Although Cyril’s Christology needed to be more clearly defined, the Council of Chalcedon did not, in any way, disavow Cyril. It only attempted to answer the legitimate fears of the Antiochians that Cyril had fallen into Apollinarianism. Not only does the Chalcedonian definition itself specifically ascribe the title of Theotokos to the Virgin Mary, but – after some hesitation in the second half of the fifth century – the Eastern church at the Fifth Council (553) reaffirmed that the criteria of Christological truth resides in Cyril and Chalcedon.
I think that it is important to note that there were several major schools of theology in the early Church. They were connected with two of the major Churches, the Church of Antioch and that of Alexandria. They were two of the five primary Patriarchates (the other three primary Patriarchates were Jerusalem, Rome and Constantinople).
We must remember that Cyrillian Christology implied that divinity and humanity were compatible, but also that Christ’s own particular humanity, although it was assumed with all the consequences of its incompleteness, was deified through the cross and resurrection and thus revealed the true purpose of creation in conformity with its divine model. Christ was the New Adam because, in him, humanity and divinity were united.
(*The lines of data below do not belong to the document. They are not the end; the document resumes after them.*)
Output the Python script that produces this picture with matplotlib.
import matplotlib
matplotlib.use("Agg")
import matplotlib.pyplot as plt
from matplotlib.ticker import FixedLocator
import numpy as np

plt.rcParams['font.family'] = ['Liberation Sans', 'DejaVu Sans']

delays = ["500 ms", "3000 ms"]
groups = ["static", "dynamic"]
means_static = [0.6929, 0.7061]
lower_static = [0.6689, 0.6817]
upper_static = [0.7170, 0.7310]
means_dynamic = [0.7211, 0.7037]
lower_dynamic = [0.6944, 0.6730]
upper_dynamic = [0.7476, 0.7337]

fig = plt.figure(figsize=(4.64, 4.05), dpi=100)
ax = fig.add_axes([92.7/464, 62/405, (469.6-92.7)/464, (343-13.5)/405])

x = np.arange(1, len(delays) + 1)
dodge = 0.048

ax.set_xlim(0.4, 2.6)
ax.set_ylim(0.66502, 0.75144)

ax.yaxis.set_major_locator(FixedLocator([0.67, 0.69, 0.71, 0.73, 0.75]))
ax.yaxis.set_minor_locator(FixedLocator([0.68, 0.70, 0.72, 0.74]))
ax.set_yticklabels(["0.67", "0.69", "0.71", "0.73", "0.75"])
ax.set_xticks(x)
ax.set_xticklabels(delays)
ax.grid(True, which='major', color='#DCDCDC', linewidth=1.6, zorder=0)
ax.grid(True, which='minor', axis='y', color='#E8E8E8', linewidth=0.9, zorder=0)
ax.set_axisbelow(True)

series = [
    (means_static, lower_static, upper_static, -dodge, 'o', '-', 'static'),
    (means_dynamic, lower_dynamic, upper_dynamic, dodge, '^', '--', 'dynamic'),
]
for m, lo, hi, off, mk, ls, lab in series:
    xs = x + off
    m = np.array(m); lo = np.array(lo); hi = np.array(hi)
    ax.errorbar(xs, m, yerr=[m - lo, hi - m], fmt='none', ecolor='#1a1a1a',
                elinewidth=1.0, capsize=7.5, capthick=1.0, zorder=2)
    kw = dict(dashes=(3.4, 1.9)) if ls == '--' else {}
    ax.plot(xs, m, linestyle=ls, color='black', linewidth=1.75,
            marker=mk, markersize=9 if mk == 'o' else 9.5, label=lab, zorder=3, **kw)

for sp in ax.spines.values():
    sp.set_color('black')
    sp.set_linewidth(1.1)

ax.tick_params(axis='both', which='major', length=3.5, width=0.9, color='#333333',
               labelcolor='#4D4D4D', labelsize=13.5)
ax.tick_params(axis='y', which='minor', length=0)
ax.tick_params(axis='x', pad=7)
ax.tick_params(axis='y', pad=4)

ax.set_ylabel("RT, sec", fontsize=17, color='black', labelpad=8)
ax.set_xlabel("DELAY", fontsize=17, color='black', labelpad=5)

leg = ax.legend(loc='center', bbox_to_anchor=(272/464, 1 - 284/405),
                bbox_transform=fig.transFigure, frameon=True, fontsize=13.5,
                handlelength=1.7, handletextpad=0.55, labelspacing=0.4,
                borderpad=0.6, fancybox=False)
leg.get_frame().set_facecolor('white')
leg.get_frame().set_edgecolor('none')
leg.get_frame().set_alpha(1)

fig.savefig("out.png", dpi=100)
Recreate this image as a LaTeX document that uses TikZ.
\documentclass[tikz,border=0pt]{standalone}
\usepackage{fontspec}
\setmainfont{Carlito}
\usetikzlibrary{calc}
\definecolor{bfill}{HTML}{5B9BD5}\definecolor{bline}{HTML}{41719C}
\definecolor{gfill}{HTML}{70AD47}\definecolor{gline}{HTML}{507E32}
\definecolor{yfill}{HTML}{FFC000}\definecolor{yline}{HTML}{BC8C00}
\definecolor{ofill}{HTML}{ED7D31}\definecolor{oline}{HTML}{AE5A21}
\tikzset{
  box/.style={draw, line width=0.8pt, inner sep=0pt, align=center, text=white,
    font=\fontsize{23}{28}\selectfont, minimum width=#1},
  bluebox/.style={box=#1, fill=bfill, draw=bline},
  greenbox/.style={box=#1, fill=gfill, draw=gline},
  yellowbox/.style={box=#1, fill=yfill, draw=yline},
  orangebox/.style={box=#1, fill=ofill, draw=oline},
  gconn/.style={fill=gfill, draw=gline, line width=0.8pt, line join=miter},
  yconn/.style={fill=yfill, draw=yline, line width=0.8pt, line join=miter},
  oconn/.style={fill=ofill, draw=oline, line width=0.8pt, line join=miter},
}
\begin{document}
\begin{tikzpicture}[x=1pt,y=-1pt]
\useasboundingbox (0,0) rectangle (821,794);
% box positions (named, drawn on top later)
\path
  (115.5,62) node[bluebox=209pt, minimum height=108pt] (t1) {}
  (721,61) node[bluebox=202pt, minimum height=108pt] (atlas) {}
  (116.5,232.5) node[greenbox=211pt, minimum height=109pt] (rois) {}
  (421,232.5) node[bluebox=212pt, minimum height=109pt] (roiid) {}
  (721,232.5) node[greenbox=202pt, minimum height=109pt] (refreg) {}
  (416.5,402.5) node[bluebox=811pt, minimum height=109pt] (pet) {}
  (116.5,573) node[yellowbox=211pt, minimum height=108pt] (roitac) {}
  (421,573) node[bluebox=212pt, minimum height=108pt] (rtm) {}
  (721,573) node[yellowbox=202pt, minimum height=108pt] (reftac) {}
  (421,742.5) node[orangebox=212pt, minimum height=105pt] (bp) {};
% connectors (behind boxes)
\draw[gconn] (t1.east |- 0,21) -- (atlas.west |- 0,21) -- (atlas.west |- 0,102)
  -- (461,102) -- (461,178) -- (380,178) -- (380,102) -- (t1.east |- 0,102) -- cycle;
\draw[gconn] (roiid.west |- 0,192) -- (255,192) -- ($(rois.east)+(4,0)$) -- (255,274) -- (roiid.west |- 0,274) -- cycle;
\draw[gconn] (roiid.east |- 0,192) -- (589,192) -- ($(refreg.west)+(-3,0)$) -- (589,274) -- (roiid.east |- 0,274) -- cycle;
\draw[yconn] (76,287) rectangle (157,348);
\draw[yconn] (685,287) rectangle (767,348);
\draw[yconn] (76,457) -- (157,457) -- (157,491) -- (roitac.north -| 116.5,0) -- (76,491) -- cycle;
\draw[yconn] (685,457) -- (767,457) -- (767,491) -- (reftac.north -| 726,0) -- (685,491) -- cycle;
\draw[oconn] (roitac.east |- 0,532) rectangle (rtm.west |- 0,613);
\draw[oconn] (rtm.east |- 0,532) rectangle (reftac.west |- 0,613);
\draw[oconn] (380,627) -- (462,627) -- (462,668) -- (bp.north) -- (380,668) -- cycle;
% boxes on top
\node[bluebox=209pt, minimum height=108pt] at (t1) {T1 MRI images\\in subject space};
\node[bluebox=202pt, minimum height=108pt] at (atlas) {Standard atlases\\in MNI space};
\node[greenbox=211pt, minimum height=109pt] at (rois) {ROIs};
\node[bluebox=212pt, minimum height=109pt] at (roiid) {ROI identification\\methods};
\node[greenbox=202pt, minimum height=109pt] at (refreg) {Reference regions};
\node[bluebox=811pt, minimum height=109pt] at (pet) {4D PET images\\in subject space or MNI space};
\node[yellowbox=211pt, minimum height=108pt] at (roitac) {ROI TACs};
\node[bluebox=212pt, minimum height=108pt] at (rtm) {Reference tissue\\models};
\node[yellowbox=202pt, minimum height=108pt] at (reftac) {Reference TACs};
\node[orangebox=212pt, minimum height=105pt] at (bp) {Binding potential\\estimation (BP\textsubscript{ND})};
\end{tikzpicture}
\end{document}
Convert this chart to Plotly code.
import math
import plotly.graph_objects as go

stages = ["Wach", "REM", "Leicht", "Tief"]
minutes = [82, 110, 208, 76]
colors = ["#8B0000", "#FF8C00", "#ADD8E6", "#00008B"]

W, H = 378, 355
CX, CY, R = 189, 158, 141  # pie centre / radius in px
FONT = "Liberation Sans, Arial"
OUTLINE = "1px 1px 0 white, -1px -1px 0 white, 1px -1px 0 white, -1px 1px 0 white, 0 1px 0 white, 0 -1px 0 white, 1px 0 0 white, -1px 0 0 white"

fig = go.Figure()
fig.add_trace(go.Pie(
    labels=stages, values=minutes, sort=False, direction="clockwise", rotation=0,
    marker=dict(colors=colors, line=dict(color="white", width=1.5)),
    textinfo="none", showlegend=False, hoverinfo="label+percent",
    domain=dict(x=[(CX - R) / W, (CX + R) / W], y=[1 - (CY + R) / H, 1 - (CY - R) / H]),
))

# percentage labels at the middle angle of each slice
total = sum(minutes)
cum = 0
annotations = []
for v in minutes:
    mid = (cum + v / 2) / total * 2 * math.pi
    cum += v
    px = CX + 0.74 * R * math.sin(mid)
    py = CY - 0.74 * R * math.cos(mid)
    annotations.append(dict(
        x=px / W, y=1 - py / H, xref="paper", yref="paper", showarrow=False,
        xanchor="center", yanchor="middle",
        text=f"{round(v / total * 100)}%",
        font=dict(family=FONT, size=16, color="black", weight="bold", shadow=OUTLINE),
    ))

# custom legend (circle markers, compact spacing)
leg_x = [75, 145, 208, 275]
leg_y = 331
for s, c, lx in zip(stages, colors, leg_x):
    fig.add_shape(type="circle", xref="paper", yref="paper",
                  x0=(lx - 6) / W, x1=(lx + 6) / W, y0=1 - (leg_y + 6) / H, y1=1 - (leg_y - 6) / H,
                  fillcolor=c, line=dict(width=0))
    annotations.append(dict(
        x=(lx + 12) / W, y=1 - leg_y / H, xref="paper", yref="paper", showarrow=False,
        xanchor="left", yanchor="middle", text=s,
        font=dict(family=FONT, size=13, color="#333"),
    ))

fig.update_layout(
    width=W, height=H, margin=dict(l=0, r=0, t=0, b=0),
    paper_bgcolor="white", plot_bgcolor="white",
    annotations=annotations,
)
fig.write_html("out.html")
The Christological definitions of the councils of Ephesus (431), Chalcedon (451), and Constantinople II (553) – as well as the dogma of Constantinople III (680) on the two wills of Christ – entered the common tradition of Eastern and Western Christendom. However, the West remained somewhat reluctant in the face of the doctrine of “deification.” Resistance against the council of 553 – and the Roman popes who accepted it – lasted until the seventh century. Even later a more analytic and more rational concern for preserving the humanity of Jesus – in a way similar to the tradition of the Antiochian Father Theodore of Mopsuestia — remained prevalent in Western Christological thought. Redemption and salvation tended to be understood as a real “reconciliation” with God rather than as a restored “communion” with God. Of this trend the Anselmian theory of redemption as “satisfaction” was the ultimate result. This trend is still very, very prevalent in Western Christianity. The Eastern Church has always had a different approach to its understanding of both redemption and salvation!